My friend Linda gave me 3 hearts of romaine lettuce. I thought, "romaine lettuce makes Caesar salad, and Caesar salad is Alex's favourite." I felt slightly guilty, because Linda calls Caesar salad, "cheater salad," because it is often so high in fat and sodium that it is not a healthy salad at all, but an unhealthy treat. I proceeded to make a Caesar salad that I don't think anyone would call "cheater." It took a few more steps than usual in my camp kitchen, but it was worth the effort.
I grew up eating only home-made bread. Buying bread was a new adventure for me when I moved away from home. Thirty years later, I make bread at home once in a while, but I mostly buy it. I think it's okay, because I buy healthy, whole grain bread. Caesar salad is a "bread salad," because it contains croutons, which are made from bread. I make my own croutons every time I make Caesar salad, because only home-made croutons are tasty and healthy enough to be worth eating. Store-bought croutons are hard, and tiny and very salty and yukky. Home-made croutons are easy!
I took 2 slices of whole grain bread and cut them into cubes. I melted a Tablespoon of butter and mixed it with some garlic oil. If I had been working in my full kitchen, I would have used fresh garlic. I drizzled the butter over the bread cubes in a large bowl, and tossed the cubes to coat them with the garlic butter. Then I put the cubes on the pan in my toaster oven, and baked them for a few minutes until they were golden, fragrant and crispy. Now those are some croutons!

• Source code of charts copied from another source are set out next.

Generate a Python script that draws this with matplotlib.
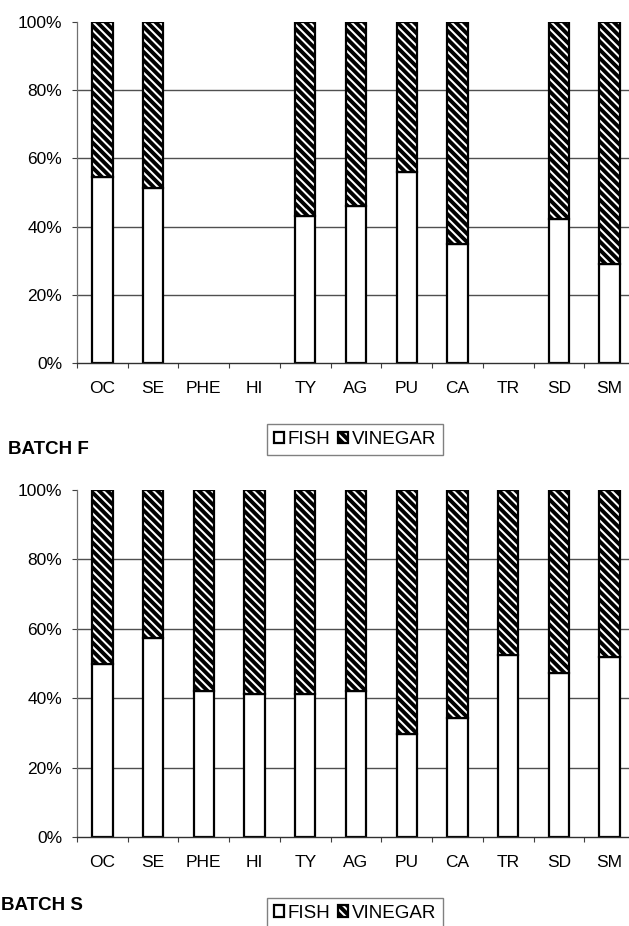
import matplotlib
matplotlib.use("Agg")
import matplotlib.pyplot as plt
import numpy as np
from typing import List, Optional

categories = ["OC", "SE", "PHE", "HI", "TY", "AG", "PU", "CA", "TR", "SD", "SM"]

# percent of fish / vinegar per compound (None = not detected)
batch_f_fish = [54.4, 51.2, None, None, 43.1, 46.1, 56.1, 34.8, None, 42.2, 29.0]
batch_f_vinegar = [45.6, 48.8, None, None, 56.9, 53.9, 43.9, 65.2, None, 57.8, 71.0]

batch_s_fish = [50.0, 57.4, 42.1, 41.2, 41.2, 42.0, 29.8, 34.3, 52.4, 47.2, 51.9]
batch_s_vinegar = [50.0, 42.6, 57.9, 58.8, 58.8, 58.0, 70.2, 65.7, 47.6, 52.8, 48.1]

y_ticks = [0, 20, 40, 60, 80, 100]
y_tick_labels = ["0%", "20%", "40%", "60%", "80%", "100%"]

series_names = ["FISH", "VINEGAR"]

plt.rcParams["font.family"] = ["Liberation Sans", "DejaVu Sans"]
plt.rcParams["hatch.linewidth"] = 2.8
plt.rcParams["hatch.color"] = "black"


def to_array(values: List[Optional[float]]) -> np.ndarray:
    return np.array([np.nan if v is None else v for v in values], dtype=float)


def draw_batch(ax, fish: List[Optional[float]], vinegar: List[Optional[float]]):
    fish_arr = to_array(fish)
    vin_arr = to_array(vinegar)
    x = np.arange(len(categories))

    for y in y_ticks[1:-1]:
        ax.axhline(y, color="#505050", linewidth=1.0, zorder=0)

    fish_bars = ax.bar(x, fish_arr, width=0.4, color="white",
                       edgecolor="black", linewidth=1.6, zorder=2,
                       label=series_names[0])
    vin_bars = ax.bar(x, vin_arr, width=0.4, bottom=fish_arr, color="white",
                      edgecolor="black", linewidth=1.6, hatch="\\\\\\\\",
                      zorder=2, label=series_names[1])

    ax.set_xlim(-0.5, len(categories) - 0.5)
    ax.set_ylim(0, 100)

    ax.set_yticks(y_ticks)
    ax.set_yticklabels(y_tick_labels, fontsize=12.5)
    ax.tick_params(axis="y", direction="out", length=3.6, width=0.8,
                   color="#404040", pad=7)

    ax.set_xticks(x)
    ax.set_xticklabels(categories, fontsize=12.5)
    ax.tick_params(axis="x", which="major", length=0, pad=13)
    ax.set_xticks(np.arange(len(categories) + 1) - 0.5, minor=True)
    ax.tick_params(axis="x", which="minor", direction="out", length=3.6,
                   width=0.8, color="#404040")

    for side in ("top", "right"):
        ax.spines[side].set_visible(False)
    ax.spines["left"].set_color("#707070")
    ax.spines["left"].set_linewidth(0.9)
    ax.spines["bottom"].set_color("#303030")
    ax.spines["bottom"].set_linewidth(1.0)
    ax.set_axisbelow(True)
    return fish_bars, vin_bars


fig = plt.figure(figsize=(6.29, 9.26), dpi=100)
W, H = 629.0, 926.0

ax_top = fig.add_axes([77 / W, 1 - 363 / H, 558 / W, 341 / H])
ax_bot = fig.add_axes([77 / W, 1 - 837 / H, 558 / W, 347 / H])

handles_f = draw_batch(ax_top, batch_f_fish, batch_f_vinegar)
handles_s = draw_batch(ax_bot, batch_s_fish, batch_s_vinegar)

fig.text(8 / W, 1 - 450 / H, "BATCH F", fontsize=13.5, fontweight="bold",
         ha="left", va="center")
fig.text(1 / W, 1 - 906 / H, "BATCH S", fontsize=13.5, fontweight="bold",
         ha="left", va="center")

for handles, cy in ((handles_f, 439.5), (handles_s, 913)):
    leg = fig.legend(handles, series_names, loc="center",
                     bbox_to_anchor=(355 / W, 1 - cy / H), ncol=2,
                     fontsize=13.5, frameon=True, fancybox=False,
                     handlelength=0.55, handleheight=0.55, handletextpad=0.2,
                     columnspacing=0.4, borderpad=0.35, borderaxespad=0)
    leg.get_frame().set_edgecolor("#606060")
    leg.get_frame().set_linewidth(1.0)

fig.savefig("out.png", dpi=100)
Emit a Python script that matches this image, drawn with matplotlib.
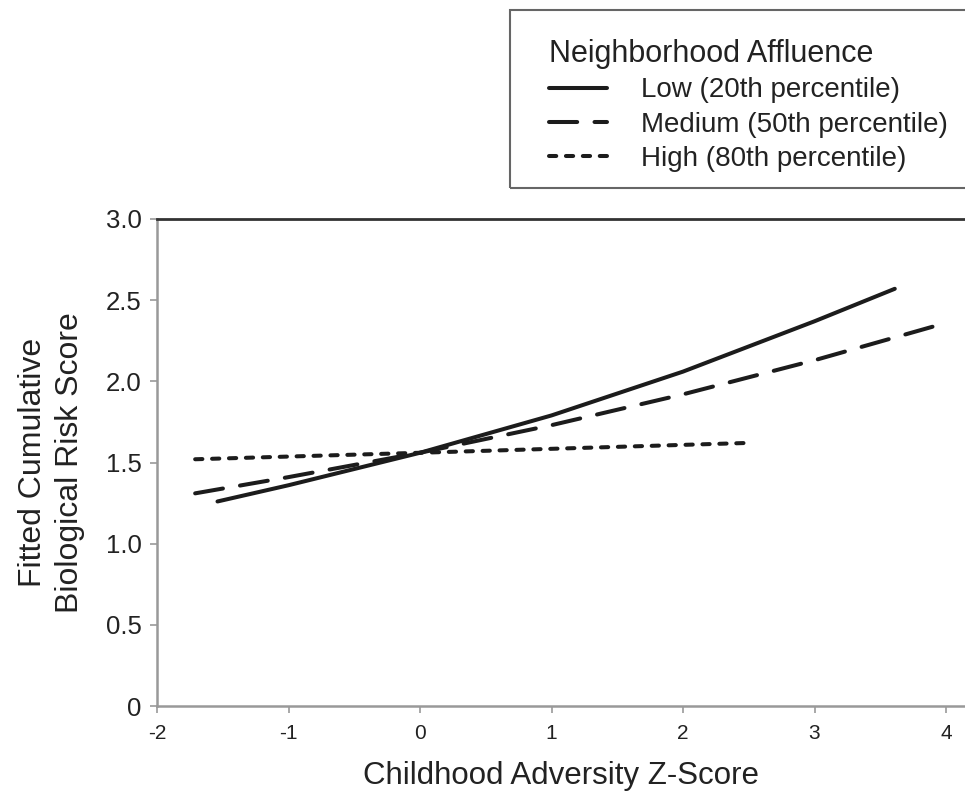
import matplotlib
matplotlib.use("Agg")
import matplotlib.pyplot as plt
from matplotlib.patches import Rectangle

plt.rcParams["font.family"] = ["Liberation Sans", "DejaVu Sans"]

# Fitted curves
low_x = [-1.54, -1.0, 0.0, 1.0, 2.0, 3.0, 3.61]
low_y = [1.26, 1.36, 1.56, 1.79, 2.06, 2.37, 2.57]

med_x = [-1.71, -1.0, 0.0, 1.0, 2.0, 3.0, 4.0]
med_y = [1.31, 1.41, 1.56, 1.73, 1.92, 2.13, 2.36]

high_x = [-1.71, 0.0, 2.47]
high_y = [1.52, 1.56, 1.62]

series_labels = ["Low (20th percentile)", "Medium (50th percentile)", "High (80th percentile)"]
legend_title = "Neighborhood Affluence"

x_ticks = [-2, -1, 0, 1, 2, 3, 4]
x_ticklabels = ["-2", "-1", "0", "1", "2", "3", "4"]
y_ticks = [0, 0.5, 1.0, 1.5, 2.0, 2.5, 3.0]
y_ticklabels = ["0", "0.5", "1.0", "1.5", "2.0", "2.5", "3.0"]

line_color = "#1c1c1c"
text_color = "#222222"

fig = plt.figure(figsize=(9.65, 7.94), dpi=100)
ax = fig.add_axes([0.1627, 0.1108, 0.8373, 0.6134])

lw = 2.9
ax.plot(low_x, low_y, color=line_color, linewidth=lw, solid_capstyle="round",
        label=series_labels[0])
ax.plot(med_x, med_y, color=line_color, linewidth=lw, dash_capstyle="round",
        dashes=(7.0, 4.3), label=series_labels[1])
ax.plot(high_x, high_y, color=line_color, linewidth=lw, dash_capstyle="round",
        dashes=(1.8, 2.4), label=series_labels[2])

ax.set_xlim(-2, 4.144)
ax.set_ylim(0, 3.0)
ax.set_xticks(x_ticks)
ax.set_xticklabels(x_ticklabels, fontsize=15, color=text_color)
ax.set_yticks(y_ticks)
ax.set_yticklabels(y_ticklabels, fontsize=18.5, color=text_color)
ax.tick_params(axis="both", direction="out", length=5, width=1.2, color="#999999")
ax.tick_params(axis="x", pad=8)
ax.tick_params(axis="y", pad=6)

ax.spines["right"].set_visible(False)
ax.spines["top"].set_color("#333333")
ax.spines["top"].set_linewidth(2)
ax.spines["left"].set_color("#999999")
ax.spines["bottom"].set_color("#999999")
ax.spines["left"].set_linewidth(1.8)
ax.spines["bottom"].set_linewidth(1.8)

ax.set_xlabel("Childhood Adversity Z-Score", fontsize=22.5, color=text_color, labelpad=13)
ax.set_ylabel("Fitted Cumulative\nBiological Risk Score", fontsize=23, color=text_color,
              labelpad=15, linespacing=1.3)

# Legend box runs off the right edge of the figure
fig.patches.append(Rectangle((510 / 965, 1 - 188 / 794), 0.5, 178 / 794,
                             transform=fig.transFigure, facecolor="none",
                             edgecolor="#666666", linewidth=1.5, clip_on=False))
leg = fig.legend(loc="upper left", bbox_to_anchor=(549 / 965, 1 - 39 / 794),
                 frameon=False, fontsize=20, title=legend_title, title_fontsize=22,
                 alignment="left", handlelength=2.1, handletextpad=1.2,
                 labelspacing=0.3, borderaxespad=0, borderpad=0)
for t in leg.get_texts():
    t.set_color(text_color)
leg.get_title().set_color(text_color)

fig.savefig("out.png", dpi=100)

In the meantime, I thawed out some boneless, skinless chicken breasts. I sliced each breast half in half again to make it fairly thin, so it would cook more quickly. When the croutons came out of the toaster oven, I put the chicken breasts in. A sprinkle of Montreal chicken spice on top was all the seasoning they needed. I baked the breasts for about 20 minutes, just until they were done. They didn't brown up, like they would in a skillet with olive oil (my favourite way to prepare chicken to top a salad), but the Montreal spice gave them some colour and texture.
While the chicken cooked, I washed and tore up the lettuce leaves. I used the same bowl that I had used to mix up the croutons, thus saving on dishwashing. I used bottled dressing, but just the tiniest bit. If I had more time, space and cookware, I would have concocted my own dressing, but it was Friday night in the camp kitchen, so bottled it was. I tossed the lettuce thoroughly with the dressing, and added the croutons (saving some for Alex, who had, alas, already left for work). Then I arranged the salad on two large plates and topped it with grated parmesan cheese, fresh-ground black pepper, and slices of the baked chicken breasts.

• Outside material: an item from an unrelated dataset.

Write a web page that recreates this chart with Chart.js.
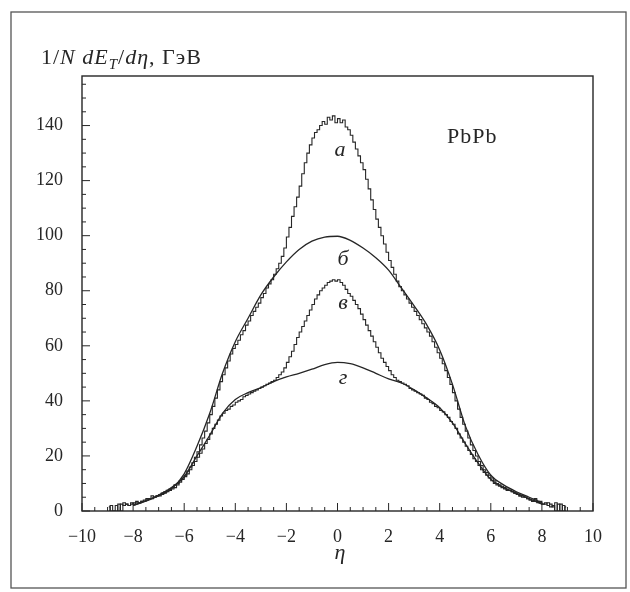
<!DOCTYPE html>
<html>
<head>
<meta charset="utf-8">
<script src="https://cdn.jsdelivr.net/npm/chart.js@4.4.1/dist/chart.umd.min.js"></script>
<style>
  body { margin: 0; background: #fff; }
  canvas { display: block; }
</style>
</head>
<body>
<canvas id="etChart" width="630" height="592" style="width:630px;height:592px"></canvas>
<script>
// центри бінів гістограм (крок 0.1)
const etaBins = [
  -8.95, -8.85, -8.75, -8.65, -8.55, -8.45, -8.35, -8.25, -8.15, -8.05,
  -7.95, -7.85, -7.75, -7.65, -7.55, -7.45, -7.35, -7.25, -7.15, -7.05,
  -6.95, -6.85, -6.75, -6.65, -6.55, -6.45, -6.35, -6.25, -6.15, -6.05,
  -5.95, -5.85, -5.75, -5.65, -5.55, -5.45, -5.35, -5.25, -5.15, -5.05,
  -4.95, -4.85, -4.75, -4.65, -4.55, -4.45, -4.35, -4.25, -4.15, -4.05,
  -3.95, -3.85, -3.75, -3.65, -3.55, -3.45, -3.35, -3.25, -3.15, -3.05,
  -2.95, -2.85, -2.75, -2.65, -2.55, -2.45, -2.35, -2.25, -2.15, -2.05,
  -1.95, -1.85, -1.75, -1.65, -1.55, -1.45, -1.35, -1.25, -1.15, -1.05,
  -0.95, -0.85, -0.75, -0.65, -0.55, -0.45, -0.35, -0.25, -0.15, -0.05,
  0.05, 0.15, 0.25, 0.35, 0.45, 0.55, 0.65, 0.75, 0.85, 0.95,
  1.05, 1.15, 1.25, 1.35, 1.45, 1.55, 1.65, 1.75, 1.85, 1.95,
  2.05, 2.15, 2.25, 2.35, 2.45, 2.55, 2.65, 2.75, 2.85, 2.95,
  3.05, 3.15, 3.25, 3.35, 3.45, 3.55, 3.65, 3.75, 3.85, 3.95,
  4.05, 4.15, 4.25, 4.35, 4.45, 4.55, 4.65, 4.75, 4.85, 4.95,
  5.05, 5.15, 5.25, 5.35, 5.45, 5.55, 5.65, 5.75, 5.85, 5.95,
  6.05, 6.15, 6.25, 6.35, 6.45, 6.55, 6.65, 6.75, 6.85, 6.95,
  7.05, 7.15, 7.25, 7.35, 7.45, 7.55, 7.65, 7.75, 7.85, 7.95,
  8.05, 8.15, 8.25, 8.35, 8.45, 8.55, 8.65, 8.75, 8.85, 8.95
];

// крива "а" (гістограма)
const histA = [
  0, 2, 0, 0, 2.5, 0, 3, 2.5, 2, 2.5,
  3, 3.5, 3, 3.5, 4, 4.5, 4.5, 5.5, 5, 5.5,
  6, 6.5, 7, 7.5, 8, 8.5, 9.5, 10, 11, 12,
  13, 14.5, 16, 17.5, 19.5, 21.5, 24, 26.5, 29, 32,
  35, 38, 41, 44, 47, 49.5, 52, 54.5, 57, 59,
  60.5, 62, 64, 65.5, 67.5, 69, 71, 72.5, 74, 75.5,
  77.5, 79, 81, 82.5, 84, 86, 88, 90, 92.5, 95.5,
  99.5, 103, 107, 110.5, 114, 118, 122.5, 126.5, 130, 133,
  135.5, 137.5, 138.5, 140, 141.5, 140.5, 143, 142, 143.5, 141,
  142.5, 141, 142, 139.5, 138.5, 136.5, 134, 131.5, 129, 126.5,
  124, 120.5, 117, 113, 109.5, 106, 103, 100, 97, 94,
  91, 88.5, 86, 83.5, 81.5, 80, 78.5, 77, 75.5, 74,
  72.5, 71, 69.5, 68, 66.5, 65, 63.5, 61.5, 59.5, 57.5,
  55.5, 53.5, 51, 48.5, 46, 43, 40, 37, 34, 31.5,
  29, 26.5, 24, 22, 20, 18, 16.5, 15, 14, 13,
  12, 11, 10, 9.5, 9, 8.5, 8, 7.5, 7, 6.5,
  6, 5.5, 5.5, 5, 4.5, 4, 3.5, 4.5, 3, 3.5,
  2.5, 3, 2, 2.5, 1.5, 3, 0, 2.5, 0, 1.5
];

// крива "в" (гістограма)
const histV = [
  1.5, 0, 0, 2, 0, 2.5, 2, 2.5, 2, 3,
  2.5, 3, 3, 3.5, 3.5, 4, 4.5, 4.5, 5, 5.5,
  5.5, 6, 6.5, 7, 7.5, 8, 8.5, 9.5, 10.5, 11.5,
  12.5, 13.5, 15, 16.5, 18, 19.5, 21, 22.5, 24.5, 26,
  28, 30, 31.5, 33, 34.5, 35.5, 36.5, 37, 38, 38.5,
  39.5, 40, 40.5, 41.5, 42, 42.5, 43, 43.5, 44, 44.5,
  45, 45.5, 46, 46.5, 47, 47.5, 48.5, 49.5, 50.5, 52,
  54, 56, 58, 60.5, 63, 65, 67, 69, 71, 73,
  75, 77, 78.5, 80, 81, 82, 83, 83.5, 84, 83.5,
  84, 83, 82, 80.5, 79, 78, 76.5, 75, 73.5, 71.5,
  69.5, 67.5, 65.5, 63.5, 61.5, 59.5, 57.5, 55.5, 54, 52.5,
  51, 49.5, 48.5, 47.5, 47, 46.5, 46, 45.5, 44.5, 44,
  43.5, 43, 42.5, 42, 41, 40.5, 39.5, 39, 38, 37.5,
  36.5, 36, 35, 34, 32.5, 31.5, 30, 28, 26.5, 25,
  23.5, 22, 20.5, 19, 18, 16.5, 15, 14, 13, 12,
  11, 10, 9.5, 9, 8.5, 8, 7.5, 7.5, 7, 6.5,
  6, 5.5, 5, 5, 4.5, 4, 3.5, 4, 3.5, 3,
  2.5, 2.5, 3, 1.5, 2, 0, 2.5, 0, 2, 0
];

// гладкі криві "б" і "г"
const etaSmooth = [-8, -7.5, -7, -6.5, -6, -5.5, -5, -4.5, -4, -3.5, -3, -2.5, -2, -1.5, -1, -0.5,
  0, 0.5, 1, 1.5, 2, 2.5, 3, 3.5, 4, 4.5, 5, 5.5, 6, 6.5, 7, 7.5, 8];
const curveB = [2, 3.6, 5.5, 8, 13.5, 23.5, 35.5, 50, 61.5, 70, 78.5, 85, 90.5, 95, 98, 99.5,
  99.8, 98.3, 95.5, 92, 87.5, 81, 74.5, 67.5, 58.5, 46, 31, 20.5, 13, 9.5, 7, 5, 3];
const curveG = [2, 3.8, 5.8, 8.5, 12.5, 20, 27.5, 35.5, 40.5, 43, 44.8, 47, 48.7, 50, 51.5, 53.2,
  54, 53.5, 52, 50, 48, 46.5, 44, 41, 37.5, 32, 24.5, 17.5, 11.5, 8.5, 6.5, 4.5, 2.5];

// підписи осей
const xTicks = [-10, -8, -6, -4, -2, 0, 2, 4, 6, 8, 10];
const yTicks = [0, 20, 40, 60, 80, 100, 120, 140];

const INK = '#262626';
const SERIF = '"Liberation Serif", "DejaVu Serif", serif';

function pts(xs, ys) {
  return xs.map((x, i) => ({ x: x, y: ys[i] }));
}

// рамки, внутрішні риски, підписи кривих
const decor = {
  id: 'decor',
  afterDraw(chart) {
    const c = chart.ctx;
    const a = chart.chartArea;
    const xs = chart.scales.x, ys = chart.scales.y;
    c.save();
    c.strokeStyle = INK;
    c.lineWidth = 1.4;
    c.strokeRect(a.left, a.top, a.right - a.left, a.bottom - a.top);

    c.lineWidth = 1;
    c.beginPath();
    for (let v = -10; v <= 10.001; v += 0.5) {
      const px = xs.getPixelForValue(v);
      const len = Math.abs(v % 2) < 0.01 ? 8 : 4;
      c.moveTo(px, a.bottom); c.lineTo(px, a.bottom - len);
    }
    for (let v = 0; v <= 155; v += 5) {
      const py = ys.getPixelForValue(v);
      const len = v % 20 === 0 ? 8 : 4;
      c.moveTo(a.left, py); c.lineTo(a.left + len, py);
    }
    c.stroke();

    // зовнішня рамка
    c.strokeStyle = '#555';
    c.lineWidth = 1.3;
    c.strokeRect(11, 12, 615, 576);

    // заголовок осі Y
    c.fillStyle = INK;
    c.textBaseline = 'alphabetic';
    let x = 41;
    const base = 64;
    const parts = [
      ['1/', '', 22, 0], ['N', 'italic ', 22, 0], [' ', '', 22, 0], ['dE', 'italic ', 22, 0],
      ['T', 'italic ', 15, 5], ['/', '', 22, 0], ['d\u03b7', 'italic ', 22, 0], [', \u0413\u044d\u0412', '', 22, 0]
    ];
    c.letterSpacing = '1px';
    parts.forEach(p => {
      c.font = p[1] + p[2] + 'px ' + SERIF;
      c.fillText(p[0], x, base + p[3]);
      x += c.measureText(p[0]).width;
    });

    c.font = '22px ' + SERIF;
    c.fillText('PbPb', 447, 143);
    c.letterSpacing = '0px';

    c.font = 'italic 22px ' + SERIF;
    c.textAlign = 'center';
    c.textBaseline = 'middle';
    c.fillText('\u03b7', 340, 553);
    c.fillText('\u0430', 340, 150);
    c.fillText('\u0431', 343, 259);
    c.fillText('\u0432', 343, 303);
    c.fillText('\u0433', 343, 378);
    c.restore();
  }
};

const ctx = document.getElementById('etChart').getContext('2d');
const chart = new Chart(ctx, {
  type: 'line',
  data: {
    datasets: [
      { data: pts(etaBins, histA), stepped: 'middle', borderColor: INK, borderWidth: 1.1, pointRadius: 0 },
      { data: pts(etaSmooth, curveB), cubicInterpolationMode: 'monotone', borderColor: INK, borderWidth: 1.3, pointRadius: 0 },
      { data: pts(etaBins, histV), stepped: 'middle', borderColor: INK, borderWidth: 1.1, pointRadius: 0 },
      { data: pts(etaSmooth, curveG), cubicInterpolationMode: 'monotone', borderColor: INK, borderWidth: 1.3, pointRadius: 0 }
    ]
  },
  options: {
    responsive: false,
    animation: false,
    layout: { padding: { top: 76, right: 37, left: 0, bottom: 0 } },
    plugins: { legend: { display: false }, tooltip: { enabled: false } },
    scales: {
      x: {
        type: 'linear', min: -10, max: 10,
        afterFit(s) { s.height = 81; },
        afterBuildTicks(s) { s.ticks = xTicks.map(v => ({ value: v })); },
        grid: { display: false },
        border: { display: false },
        ticks: {
          padding: 7, color: INK, maxRotation: 0, autoSkip: false,
          font: { family: SERIF, size: 18 },
          callback: v => String(v).replace('-', '\u2212')
        }
      },
      y: {
        type: 'linear', min: 0, max: 158,
        afterFit(s) { s.width = 82; },
        afterBuildTicks(s) { s.ticks = yTicks.map(v => ({ value: v })); },
        grid: { display: false },
        border: { display: false },
        ticks: { padding: 11, color: INK, font: { family: SERIF, size: 18 } }
      }
    }
  },
  plugins: [decor]
});
</script>
</body>
</html>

Saturday at lunchtime, I used the leftovers to make Alex his salad: more fresh romaine lettuce, a little dressing, and the croutons, re-crisped in the toaster oven because they really are good when they are still a bit warm, parmesan cheese, pepper, and sliced chicken, also warmed in the toaster oven. He ate his salade right from the big old bowl, thus saving me washing a plate. That's the fun thing about being the only one eating the Caesar salad, you get the whole bowl.

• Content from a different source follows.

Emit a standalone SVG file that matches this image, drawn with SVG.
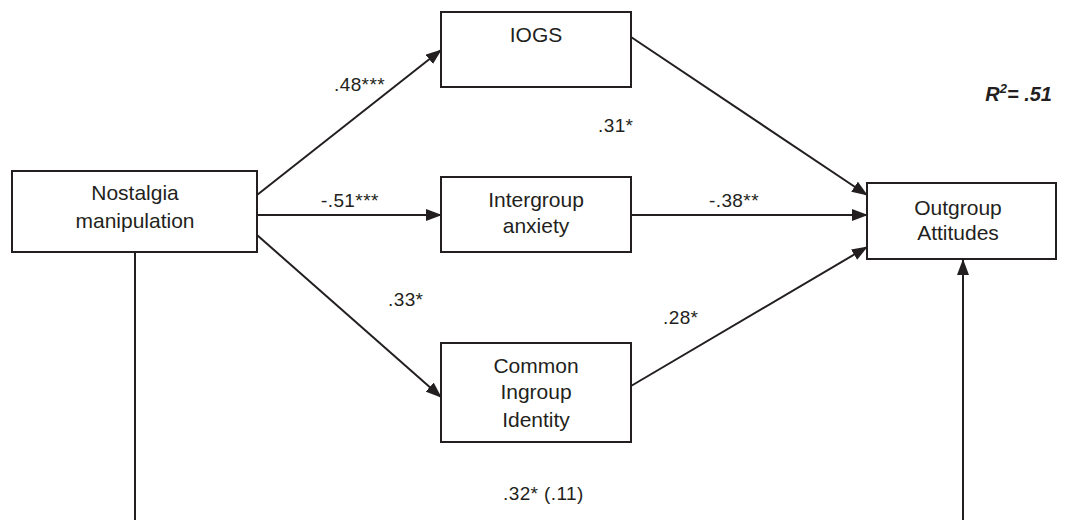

I am getting to be pretty good at this camp cooking business.
In renovation news, the drywall work is almost finished. The cabinets will be installed Wednesday and Thursday. Some time in between, Andy will finish adding tiles to the floor where the old cabinets came out, and I will paint the ceiling and Andy will paint the walls. In our spare time. YUP.
Good thing we have yummy camp kitchen meals to nourish us and keep our spirits up.
question: Is your Caesar salad a cheat? or a healthy treat?